Основными темами, образами, а также интонациями «ПАНТЕРЫ» характеризуется и вторая книга поэтессы под изысканным названием «МАНЖЕТ» (СПб, 2002)1. И здесь в изображении предметов преобладает чувственное начало («И прекрасен был, чуть не порочно, цвет его бирюзово-молочный…» – о винограде), дают о себе знать все те же интонации любовных молений («…желанней быть нельзя – впусти меня, впусти!»), образы обаяния-прикосновения («Голос ласковый в меня проникает и струится, в жилах матово звеня»), поэтизация женской стати: «Тебя когда-то мог Роден слепить, но не слепил…». Зов Эллады, обращенный на утоление как эстетической, так и чувственной страсти, слышен и здесь («Озарение»). Что же касается эпитета (особенно цветописи), то в «МАНЖЕТЕ» он достигает, можно сказать, превосходной степени: в известный момент лирическая героиня ощущает в своем теле «кружевную легкость», видит «будто намеком вьющиеся» волосы своей подруги и весь ее облик с «простынным, бледно-голубым, как будто вылинявшим взглядом…».
Можно сказать, что проявившаяся в «ПАНТЕРЕ» повышенная чувствительность к миру достигает в новой книге явной гиперощутимости, способной создать иллюзию реальности, удовлетворяющую живым потребностям: «Мы бродим не спеша: желаний нет – все происходит». В значительной части стихотворений книга построена на зыбких, ускользающих ассоциациях – как знаках трудно выразимых, суггестивных переживаний («Ассоциации», «Лермонтомагия» и др.).

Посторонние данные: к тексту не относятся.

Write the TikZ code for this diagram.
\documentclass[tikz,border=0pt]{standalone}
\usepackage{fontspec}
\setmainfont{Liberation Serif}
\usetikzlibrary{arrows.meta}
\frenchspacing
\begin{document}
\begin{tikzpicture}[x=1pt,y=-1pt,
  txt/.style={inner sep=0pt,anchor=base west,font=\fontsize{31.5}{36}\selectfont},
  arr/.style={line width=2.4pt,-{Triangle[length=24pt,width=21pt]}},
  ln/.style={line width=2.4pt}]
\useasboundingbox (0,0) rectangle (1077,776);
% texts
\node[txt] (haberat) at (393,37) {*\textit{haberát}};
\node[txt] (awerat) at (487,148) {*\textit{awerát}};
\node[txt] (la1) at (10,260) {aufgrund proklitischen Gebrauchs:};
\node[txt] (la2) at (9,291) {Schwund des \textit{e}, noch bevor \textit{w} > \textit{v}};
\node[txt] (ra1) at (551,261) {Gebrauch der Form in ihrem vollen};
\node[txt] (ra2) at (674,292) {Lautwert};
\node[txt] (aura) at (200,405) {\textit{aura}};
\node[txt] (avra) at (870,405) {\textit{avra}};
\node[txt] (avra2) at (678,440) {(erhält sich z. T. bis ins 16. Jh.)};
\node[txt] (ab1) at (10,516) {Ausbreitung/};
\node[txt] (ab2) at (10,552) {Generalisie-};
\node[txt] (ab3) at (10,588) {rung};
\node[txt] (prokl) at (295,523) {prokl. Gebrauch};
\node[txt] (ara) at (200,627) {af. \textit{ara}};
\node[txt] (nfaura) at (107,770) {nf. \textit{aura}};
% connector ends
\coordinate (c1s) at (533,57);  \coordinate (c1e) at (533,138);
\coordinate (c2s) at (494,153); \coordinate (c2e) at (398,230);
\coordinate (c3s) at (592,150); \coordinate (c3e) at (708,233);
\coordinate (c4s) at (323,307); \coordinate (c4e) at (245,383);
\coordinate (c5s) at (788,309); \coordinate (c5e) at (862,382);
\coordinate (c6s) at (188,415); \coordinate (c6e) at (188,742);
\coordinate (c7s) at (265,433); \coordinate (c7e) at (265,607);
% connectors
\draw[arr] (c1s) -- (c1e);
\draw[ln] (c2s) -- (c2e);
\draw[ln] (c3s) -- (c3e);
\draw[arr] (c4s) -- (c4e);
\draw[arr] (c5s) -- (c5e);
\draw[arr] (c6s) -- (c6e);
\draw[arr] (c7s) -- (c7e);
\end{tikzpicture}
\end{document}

Не меньшая, если только не большая, чем в «ПАНТЕРЕ», отдается в «МАНЖЕТЕ» дань и парадигме тела со всей его уже знакомой топографией «бороздок, извивов, складок, выпуклостей, впадин». Наиболее изощренные эпитеты достаются именно ему: «Слишком легок запястий дым», «а рука – перепев, перегиб лебединый». Оно выступает здесь для героини даже в некотором роде показателем в развитии ее самопознания: «И что я так страстно хотела? И что я так страстно искала душой, отчужденной от тела?..», «А после все сделалось проще: влюблялась в осенние рощи, в весенние скверы влюблялась…», «А телом – к тебе прижималась…».
Нельзя также не отметить и более развитую во второй книге структуру поэтического выражения, в частности, диалогического характера, в котором один лирический импульс («Мой алчный дух все устремляется тобой владеть…»), сталкиваясь с другим, противоположным («…но прикосновение твое вдруг гасит страсть»), приводит конфликт к гармоническому разрешению: «И дух смиряется мой, плавает, парит в объединении с твоим, легчайшим». Так построены, например, стихотворения «Дуэт», «Растворение страсти».
Диалогический характер проявляется здесь не только на психологическом уровне «романа», но также и на уровне интонационном, за которым скрывается ни много ни мало – сама концепция мировосприятия. Так интонациям животрепещущего, импульсивного характера («Пахнет клевером сладко-сладко – о, пьянящая цветопрыть!») противопоставляются интонации приглушенные, с ровным, замедленным течением стиха, как бы заторможенным под действием некой энтропии: «Но знак беды – он есть о смерти знак: и нет тебя – и нет меня… почти что». Эти последние, правда, в стихах Битаровой не преобладают, хотя ими и завершается ее вторая книга:
По Невскому бродила фантазерка:
взгляд оставался призрачным, но зорким –
мерещились мне таинства потока,
и было мне светло и одиноко.
Возобладает ли из них что-нибудь одно? Продолжит ли творчество Битаровой развиваться в раз и навсегда намеченном в первой книге направлении «импульсивной», «страстной» лирики (и тогда нам не миновать уже третьей встречи с давней знакомицей «ПАНТЕРОЙ») или повернет оно на новый путь в разработке неиссякаемой темы любви – предстоит еще узнать с выходом последующих книг поэтессы.